Tom Cannon's goal was his fourth for Sheffield United
Tom Cannon returned to the bet365 Stadium to haunt former club Stoke as the Irish striker scored Sheffield United's winner.
Cannon was starring on loan for Stoke last season before Leicester recalled him and sold him to the Blades for an initial £10m in January.
He has found goals harder to come by at United and this strike was only his third of the season as the visitors made it five wins on the bounce against Stoke to get over their Boxing Day bashing at Wrexham.
Jairo Riedewald had opened the scoring with his first United goal before Cannon's effort but Ben Wilmot halved the deficit to set up a nervy finale, only for Stoke's Ben Pearson to be dismissed late on for fouling Patrick Bamford.
The win was the response Blades boss Chris Wilder wanted after the Wrexham debacle, while Stoke have now lost seven of their last 10 games to lose further ground in the promotion race.

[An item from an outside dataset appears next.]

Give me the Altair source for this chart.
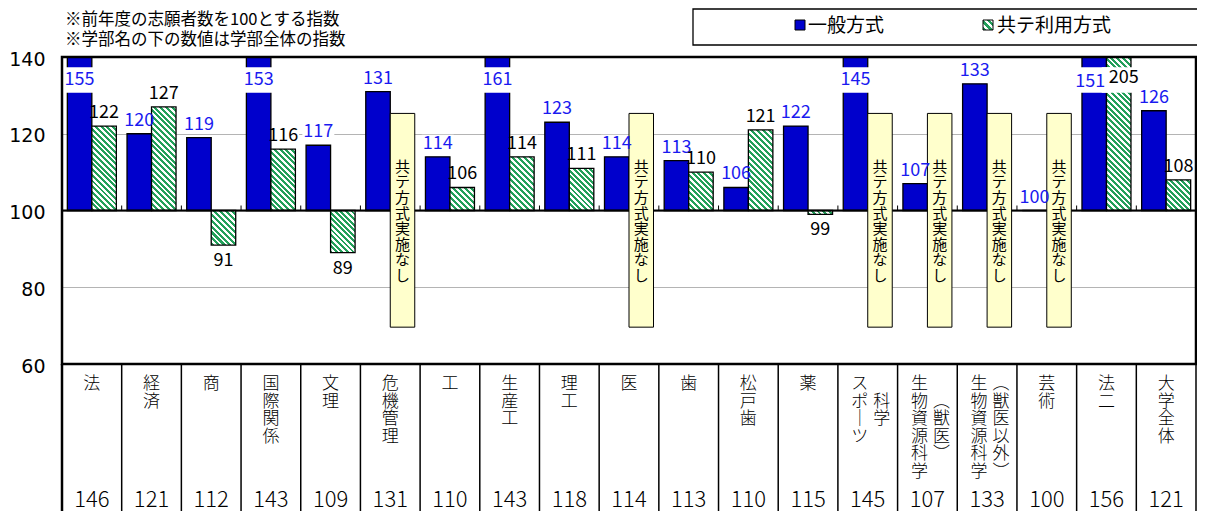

Callum O'Hare should have opened the scoring when he met Femi Seriki's low right-wing cross unmarked on the penalty spot, but skied his effort.
Ben Gibson missed with a headed chance before Tatsuki Seko found Sorba Thomas at the back post and he headed straight at Blades goalkeeper Michael Cooper when he had time to control the ball and pick his spot.
The game came to life on 47 minutes when Riedewald celebrated signing a new Blades contract by getting on the wrong side of Sam Gallagher to poke home.
United were cruising when Cannon made it 2-0 on 53 minutes after he converted Harrison Burrows' cross from six yards out.
But United conceded five at Wrexham and looked vulnerable again when they failed to clear their lines following a long throw and Wilmot fired home off the underside of the bar on 65 minutes.
Robert Bozenik twice went close before Cooper saved from Bosun Lawal and the Blades were creaking.
But then, after Viktor Johansson saved from Bamford, Pearson was red-carded when he pulled the former Leeds striker down two minutes from time to deny him a goal-scoring chance.
'I don't like the booing' - Stoke reaction
Stoke boss Mark Robins told BBC Radio Stoke:
"You can make changes, and by the way, the changes that I made, I don't like the booing because we've got a limited squad and those players need the support as well as anybody else.
"I don't like that. They're all trying, regardless of what people think. For whatever reason, I'll make those changes. When that happens, I don't expect my substitutions to be booed. You know, you don't expect that because it's done at the right time for the right reasons.
"We're all on the same page and we're all supportive and we hate losing games of football, all of us, collectively, all of us.
"You win them together, and you lose them together, and you draw them together, and in the second half, I know that performance was much, much better and what the supporters expect."
Mark Robins: "I don't like the booing"
Sheffield United manager Chris Wilder told BBC Radio Sheffield:
"It was very rewarding, we got our rewards. I don't think people should really zone in on maybe the last 15-20 minutes because that was the end bit. The first 65-70 minutes were outstanding.
"And then when we had to show bit of courage and personality, which I questioned, we showed it. They've got to stop putting me through the ringer, me and 3,000 Sheffield United fans!
"There's a lot of work to be done, but it's nights like these, moments like this, you know you're always chasing winning feeling and we got it.
"I thought in the first 20 minutes we were outstanding, the first half we were excellent."